◆ **Task objective**: Report every line from the material that contains the word "this".

◆ **Data supplied**:
———

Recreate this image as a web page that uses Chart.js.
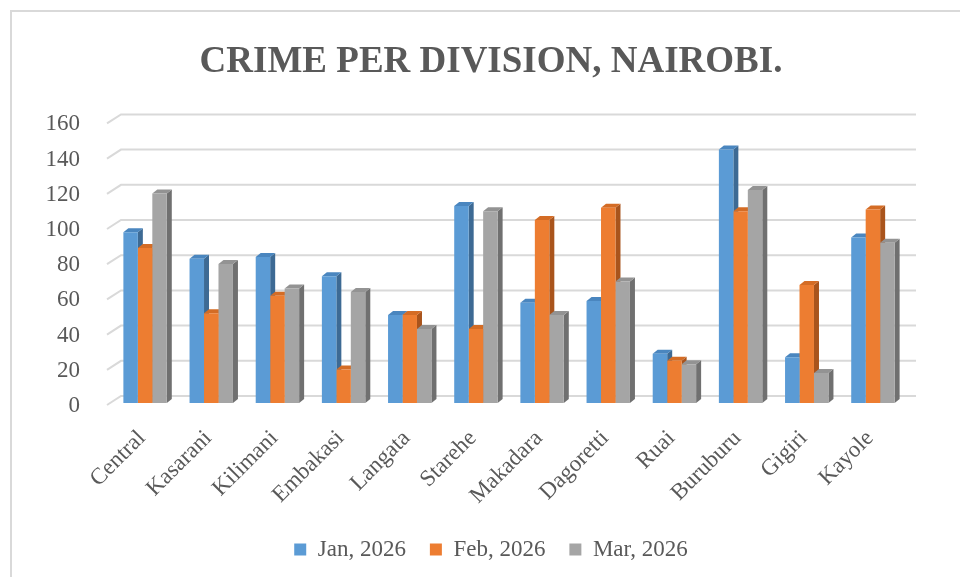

———

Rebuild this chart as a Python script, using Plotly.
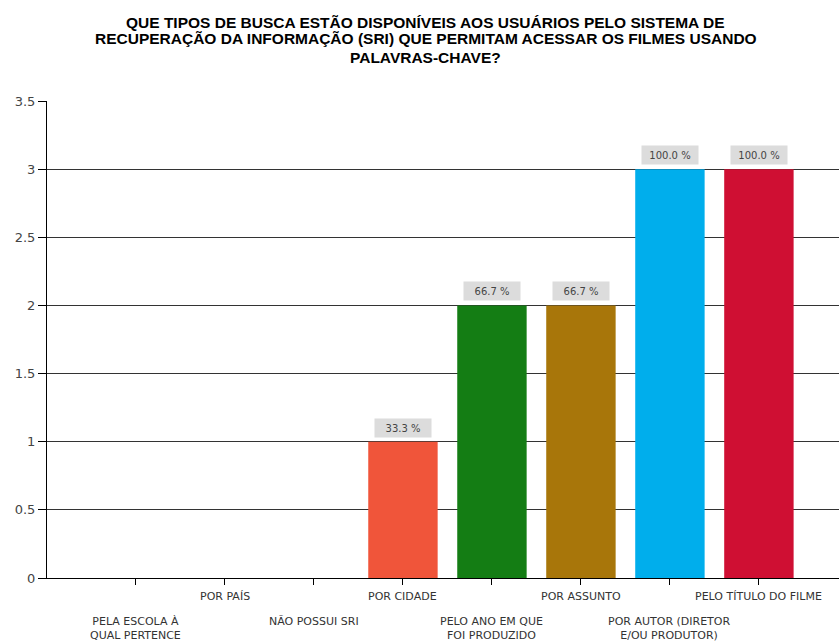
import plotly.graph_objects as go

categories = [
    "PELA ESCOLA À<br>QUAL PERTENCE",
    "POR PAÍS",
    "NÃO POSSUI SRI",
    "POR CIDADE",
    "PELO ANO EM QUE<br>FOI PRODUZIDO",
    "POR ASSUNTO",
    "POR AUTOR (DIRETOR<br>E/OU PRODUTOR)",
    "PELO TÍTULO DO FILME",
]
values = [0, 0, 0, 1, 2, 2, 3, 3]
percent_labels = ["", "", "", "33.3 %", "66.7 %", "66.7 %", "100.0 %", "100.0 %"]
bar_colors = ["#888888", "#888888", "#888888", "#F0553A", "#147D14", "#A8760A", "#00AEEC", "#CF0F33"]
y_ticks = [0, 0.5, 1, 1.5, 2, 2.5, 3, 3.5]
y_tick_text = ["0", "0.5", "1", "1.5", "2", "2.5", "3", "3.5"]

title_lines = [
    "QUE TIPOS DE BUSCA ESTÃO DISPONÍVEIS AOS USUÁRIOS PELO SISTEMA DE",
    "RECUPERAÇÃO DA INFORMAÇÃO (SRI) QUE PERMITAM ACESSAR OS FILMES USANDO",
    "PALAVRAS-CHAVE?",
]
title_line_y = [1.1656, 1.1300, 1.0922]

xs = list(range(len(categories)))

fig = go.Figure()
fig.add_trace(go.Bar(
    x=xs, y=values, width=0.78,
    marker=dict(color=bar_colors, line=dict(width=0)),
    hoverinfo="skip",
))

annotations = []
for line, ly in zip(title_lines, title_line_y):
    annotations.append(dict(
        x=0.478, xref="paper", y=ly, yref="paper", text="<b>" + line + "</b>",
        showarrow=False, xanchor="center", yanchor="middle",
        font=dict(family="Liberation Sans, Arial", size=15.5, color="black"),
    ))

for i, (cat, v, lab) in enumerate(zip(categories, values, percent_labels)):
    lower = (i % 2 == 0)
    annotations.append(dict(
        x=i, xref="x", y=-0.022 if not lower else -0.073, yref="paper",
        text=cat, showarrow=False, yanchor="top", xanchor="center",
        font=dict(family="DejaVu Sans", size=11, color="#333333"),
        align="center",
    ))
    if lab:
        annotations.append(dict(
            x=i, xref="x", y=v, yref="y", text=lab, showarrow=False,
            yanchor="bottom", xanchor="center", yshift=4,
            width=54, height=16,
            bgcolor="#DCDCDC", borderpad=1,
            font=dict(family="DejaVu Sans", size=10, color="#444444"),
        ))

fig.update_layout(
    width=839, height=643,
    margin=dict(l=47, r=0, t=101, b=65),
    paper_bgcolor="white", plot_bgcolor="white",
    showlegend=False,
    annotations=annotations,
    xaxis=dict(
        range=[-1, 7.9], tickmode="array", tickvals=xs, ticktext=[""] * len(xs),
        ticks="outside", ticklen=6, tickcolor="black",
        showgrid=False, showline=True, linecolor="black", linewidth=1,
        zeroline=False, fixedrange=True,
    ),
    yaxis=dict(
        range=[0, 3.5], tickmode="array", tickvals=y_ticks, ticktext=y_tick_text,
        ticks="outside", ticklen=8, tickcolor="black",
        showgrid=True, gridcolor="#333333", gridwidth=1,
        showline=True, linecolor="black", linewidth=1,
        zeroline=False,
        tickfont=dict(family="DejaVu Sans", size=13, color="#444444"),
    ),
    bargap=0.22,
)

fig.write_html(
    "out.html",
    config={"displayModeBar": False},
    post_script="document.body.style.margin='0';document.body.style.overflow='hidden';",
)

———

◆ **Answer to the exercise**:
Recreate this image as a web page that uses Chart.js.
Rebuild this chart as a Python script, using Plotly.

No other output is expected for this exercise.